Common use of Company’s Right to Injunctive Relief Clause in Contracts

Company’s Right to Injunctive Relief. Executive acknowledges that Executive’s services to the Company are of a unique character, which gives them a peculiar value to the Company, the loss of which cannot be reasonably or adequately compensated in damages in an action at law, and that therefore, in addition to any other remedy which the Company may have at law or in equity, the Company shall be entitled to injunctive relief for a breach of this Agreement by Executive.

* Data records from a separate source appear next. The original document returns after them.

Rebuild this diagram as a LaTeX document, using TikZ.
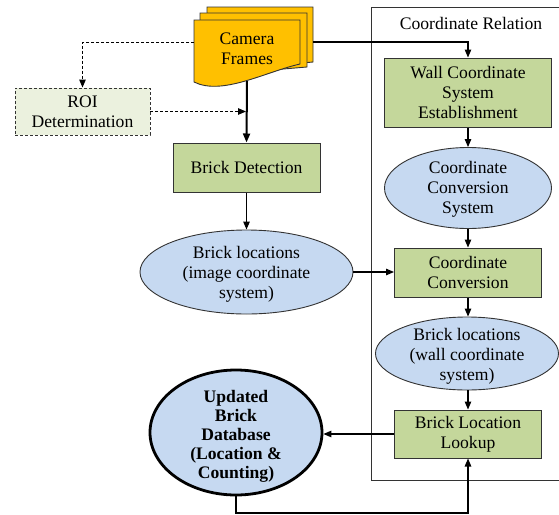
\documentclass[tikz,border=0pt]{standalone}
\usepackage{fontspec}
\setmainfont{Liberation Serif}
\usetikzlibrary{shapes.geometric,arrows.meta,calc}
\definecolor{camY}{HTML}{FFC000}
\definecolor{gF}{HTML}{C4D79B}
\definecolor{bF}{HTML}{C6D9F1}
\definecolor{roiF}{HTML}{EBF1DE}
\begin{document}
\begin{tikzpicture}[x=1pt,y=-1pt,
  every node/.style={font=\fontsize{17.6}{19.8}\selectfont, align=center, inner sep=0pt},
  gbox/.style={draw=black!80, line width=1pt, fill=gF, rectangle},
  bell/.style={draw=black!80, line width=0.9pt, fill=bF, ellipse},
  arr/.style={-{Triangle[length=8pt,width=6.5pt]}, line width=1.1pt, black},
  darr/.style={arr, line width=1pt, dash pattern=on 3pt off 2pt},
  docshape/.style={draw=black!80, line width=0.9pt, fill=camY}]
\useasboundingbox (0,0) rectangle (559,514);
\clip (0,0) rectangle (559,514);

% container
\draw[black!80, line width=0.9pt] (371,7) rectangle (580,480);
\node (title) at (471,23) {Coordinate Relation};

% camera frames (stack of documents)
\draw[docshape] (207,7) -- (313,7) -- (313,62) -- (207,72) -- cycle;
\draw[docshape] (200,13) -- (307,13) -- (307,67) -- (200,76) -- cycle;
\draw[docshape] (194,20) -- (300,20) -- (300,64) .. controls (265,72) and (222,96) .. (194,82) -- cycle;
\node (cam) at (247,49) {Camera\\Frames};
\coordinate (camL) at (194,42);
\coordinate (camR) at (313,42);
\coordinate (camB) at (247,81);

% left column
\node[draw=black!80, line width=0.9pt, dash pattern=on 3pt off 2pt, fill=roiF,
      minimum width=135pt, minimum height=47pt] (roi) at (82.5,111.5) {ROI\\Determination};
\node[gbox, minimum width=147pt, minimum height=49pt] (bd) at (246.5,167.5) {Brick Detection};
\node[bell, minimum width=213pt, minimum height=84pt] (e1) at (246.5,272) {};
\node (e1t) at (246.5,274) {Brick locations\\(image coordinate\\system)};
\node[bell, draw=black, line width=2.8pt, minimum width=172pt, minimum height=125pt] (db) at (236,432.5) {};
\node[font=\bfseries\fontsize{17.6}{19}\selectfont] (dbt) at (236,436) {Updated\\Brick\\Database\\(Location \&\\Counting)};

% right column
\node[gbox, minimum width=167pt, minimum height=69pt] (wall) at (468,92.5) {Wall Coordinate\\System\\Establishment};
\node[bell, minimum width=167pt, minimum height=81pt] (ccs) at (468,188) {};
\node (ccst) at (468,189) {Coordinate\\Conversion\\System};
\node[gbox, minimum width=147pt, minimum height=49pt] (conv) at (468,272.5) {Coordinate\\Conversion};
\node[bell, minimum width=183pt, minimum height=73pt] (wloc) at (467,353.5) {};
\node (wloct) at (467,356) {Brick locations\\(wall coordinate\\system)};
\node[gbox, minimum width=147pt, minimum height=48pt] (look) at (468,434) {Brick Location\\Lookup};

% connectors
\draw[arr] (camR) -| (wall.north);
\draw[darr] (camL) -| (roi.north);
\draw[line width=2pt, -{Triangle[length=9pt,width=7pt]}] (camB) -- (bd.north);
\coordinate (roiE) at (246,111.5);
\draw[darr] (roi.east) -- (roiE);
\draw[arr] (bd.south) -- (e1.north);
\draw[arr] (e1.east) -- (e1.east -| conv.west);
\draw[arr] (wall.south) -- (ccs.north);
\draw[arr] (ccs.south) -- (conv.north);
\draw[arr] (conv.south) -- (conv.south |- wloc.north);
\draw[arr] (look.north |- wloc.south) -- (look.north);
\draw[arr] (look.west) -- (look.west -| db.east);
\coordinate (bot) at (0,513);
\draw[arr] (db.south) -- (db.south |- bot) -- (bot -| look.south) -- (look.south);
\end{tikzpicture}
\end{document}
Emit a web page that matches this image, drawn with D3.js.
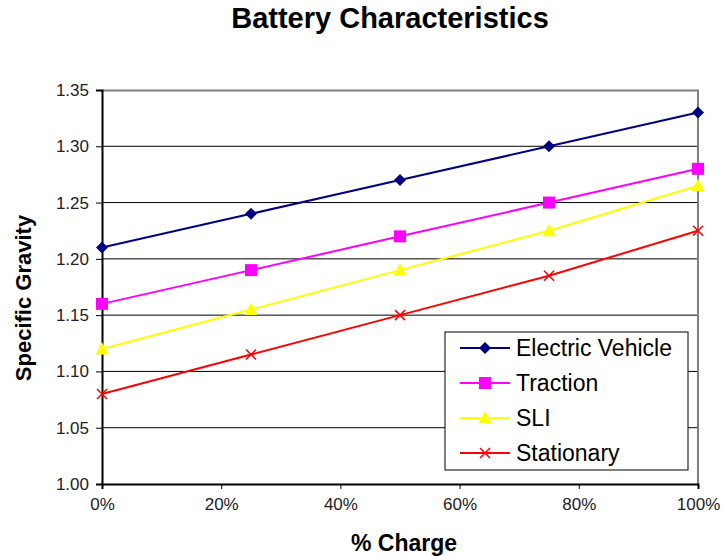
<!DOCTYPE html>
<html>
<head>
<meta charset="utf-8">
<script src="https://cdn.jsdelivr.net/npm/d3@7"></script>
<style>
  body { margin: 0; background: #fff; }
  text { font-family: "Liberation Sans", Arial, sans-serif; }
</style>
</head>
<body>
<div id="main"></div>
<script>
const charges = [0, 25, 50, 75, 100];
const electricVehicle = [1.21, 1.24, 1.27, 1.30, 1.33];
const traction = [1.16, 1.19, 1.22, 1.25, 1.28];
const sli = [1.12, 1.155, 1.19, 1.225, 1.265];
const stationary = [1.08, 1.115, 1.15, 1.185, 1.225];
const seriesNames = ["Electric Vehicle", "Traction", "SLI", "Stationary"];
const xTicks = [0, 20, 40, 60, 80, 100];
const yTicks = [1.00, 1.05, 1.10, 1.15, 1.20, 1.25, 1.30, 1.35];

const seriesValues = [electricVehicle, traction, sli, stationary];
const colors = ["#000080", "#ff00ff", "#ffff00", "#ff0000"];
const shapes = ["diamond", "square", "triangle", "cross"];

const W = 726, H = 556;
const m = {left: 102, top: 90, right: 28, bottom: 72};
const w = W - m.left - m.right, h = H - m.top - m.bottom;

const svg = d3.select("#main").append("svg")
  .attr("width", W).attr("height", H);

const x = d3.scaleLinear().domain([0, 100]).range([0, w]);
const y = d3.scaleLinear().domain([1.00, 1.35]).range([h, 0]);

const g = svg.append("g").attr("transform", `translate(${m.left},${m.top})`);

// gridlines
g.selectAll(".grid").data(yTicks.slice(1, -1)).join("line")
  .attr("x1", 0).attr("x2", w)
  .attr("y1", d => y(d)).attr("y2", d => y(d))
  .attr("stroke", "#000").attr("stroke-width", 1);

// frame top/right grey
g.append("path")
  .attr("d", `M0,0.5H${w}V${h}`)
  .attr("fill", "none").attr("stroke", "#808080").attr("stroke-width", 2);

// axes
const yAxis = g.append("g").call(d3.axisLeft(y).tickValues(yTicks).tickFormat(d3.format(".2f")).tickSizeOuter(0).tickSize(6));
const xAxis = g.append("g").attr("transform", `translate(0,${h})`)
  .call(d3.axisBottom(x).tickValues(xTicks).tickFormat(d => d + "%").tickSizeOuter(0).tickSize(5));
[yAxis, xAxis].forEach(a => {
  a.select(".domain").attr("stroke", "#000").attr("stroke-width", 2);
  a.selectAll(".tick line").attr("stroke", "#000");
  a.selectAll(".tick text").attr("fill", "#222").style("font-size", "17px")
    .style("font-family", "'Liberation Sans', Arial, sans-serif");
});
yAxis.selectAll(".tick text").attr("x", -13);
xAxis.selectAll(".tick text").attr("y", 14);

function marker(sel, shape, color) {
  if (shape === "diamond") {
    sel.append("path").attr("d", "M0,-6L6,0L0,6L-6,0Z").attr("fill", color);
  } else if (shape === "square") {
    sel.append("rect").attr("x", -6).attr("y", -6).attr("width", 12).attr("height", 12).attr("fill", color);
  } else if (shape === "triangle") {
    sel.append("path").attr("d", "M0,-7L6.5,5.5L-6.5,5.5Z").attr("fill", color);
  } else {
    sel.append("path").attr("d", "M-5,-5L5,5M-5,5L5,-5").attr("stroke", color).attr("stroke-width", 1.5).attr("fill", "none");
  }
}

const line = d3.line().x((d, i) => x(charges[i])).y(d => y(d));

seriesValues.forEach((vals, s) => {
  g.append("path").datum(vals).attr("d", line)
    .attr("fill", "none").attr("stroke", colors[s]).attr("stroke-width", 2);
  g.selectAll(".m" + s).data(vals).join("g")
    .attr("transform", (d, i) => `translate(${x(charges[i])},${y(d)})`)
    .each(function() { marker(d3.select(this), shapes[s], colors[s]); });
});

// legend
const lg = svg.append("g").attr("transform", "translate(445,332)");
lg.append("rect").attr("width", 243).attr("height", 138)
  .attr("fill", "#fff").attr("stroke", "#000").attr("stroke-width", 1);
seriesNames.forEach((name, i) => {
  const row = lg.append("g").attr("transform", `translate(0,${16 + i * 35})`);
  row.append("line").attr("x1", 15).attr("x2", 65).attr("stroke", colors[i]).attr("stroke-width", 2);
  const mk = row.append("g").attr("transform", "translate(40,0)");
  marker(mk, shapes[i], colors[i]);
  row.append("text").attr("x", 71).attr("y", 8).text(name)
    .style("font-size", "23px").attr("fill", "#000");
});

// titles
svg.append("text").attr("x", 390).attr("y", 28).attr("text-anchor", "middle")
  .style("font-size", "29px").style("font-weight", "bold").text("Battery Characteristics");
svg.append("text").attr("x", 404).attr("y", 551).attr("text-anchor", "middle")
  .style("font-size", "23px").style("font-weight", "bold").text("% Charge");
svg.append("text").attr("transform", "translate(31,298) rotate(-90)").attr("text-anchor", "middle")
  .style("font-size", "22px").style("font-weight", "bold").text("Specific Gravity");
</script>
</body>
</html>
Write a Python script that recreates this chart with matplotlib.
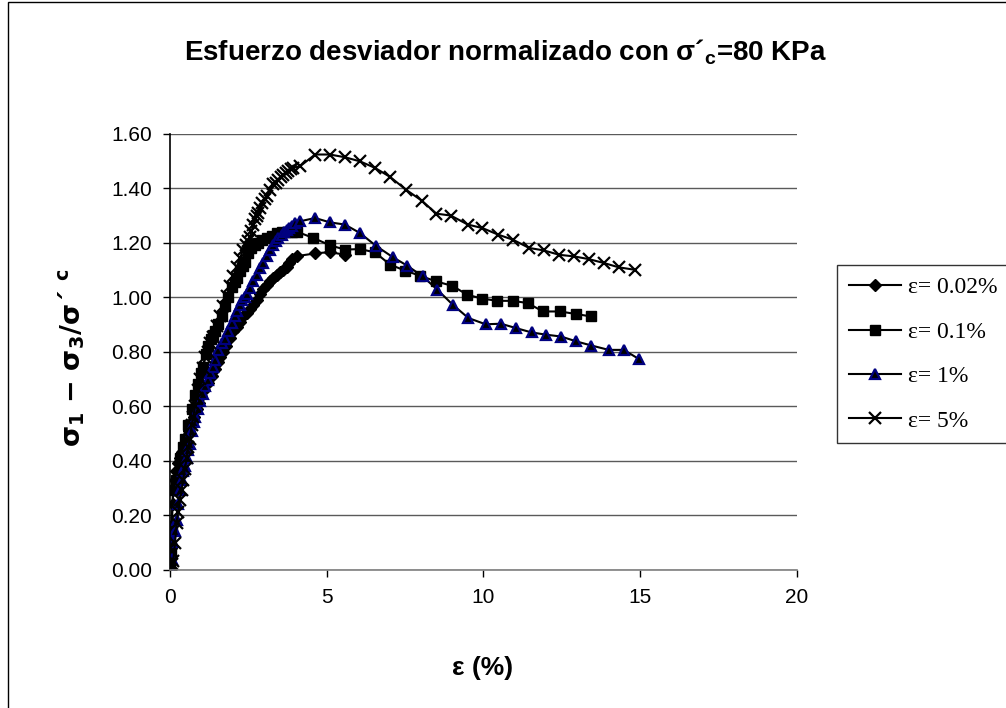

The parties also acknowledge and agree that, if, in any judicial proceeding, a court shall deem any of the restrictive covenants in Sections 5 or 7, invalid, illegal or unenforceable because its scope is considered excessive, such restrictive covenant shall be modified so that the scope of the restrictive covenant is reduced only to the minimum extent necessary to render the modified covenant valid, legal and enforceable, and if any such restrictive covenant (or portion thereof) is deemed invalid, illegal or unenforceable in any jurisdiction, as to that jurisdiction such restrictive covenant (or portion thereof) shall be ineffective to the extent of such invalidity, illegality or enforceability, without affecting in any way the remaining restrictive covenants (or portion thereof) in such jurisdiction or rendering that or any other restrictive covenant (or portion thereof) invalid, illegal, or unenforceable in any other jurisdiction. The parties hereto intend that the validity and enforceability of any provision of this Agreement shall not affect or render invalid any other provision of this Agreement.

Appears in 4 contracts

Samples: Employment Agreement (Pall Corp), Employment Agreement (Pall Corp), Employment Agreement (Pall Corp)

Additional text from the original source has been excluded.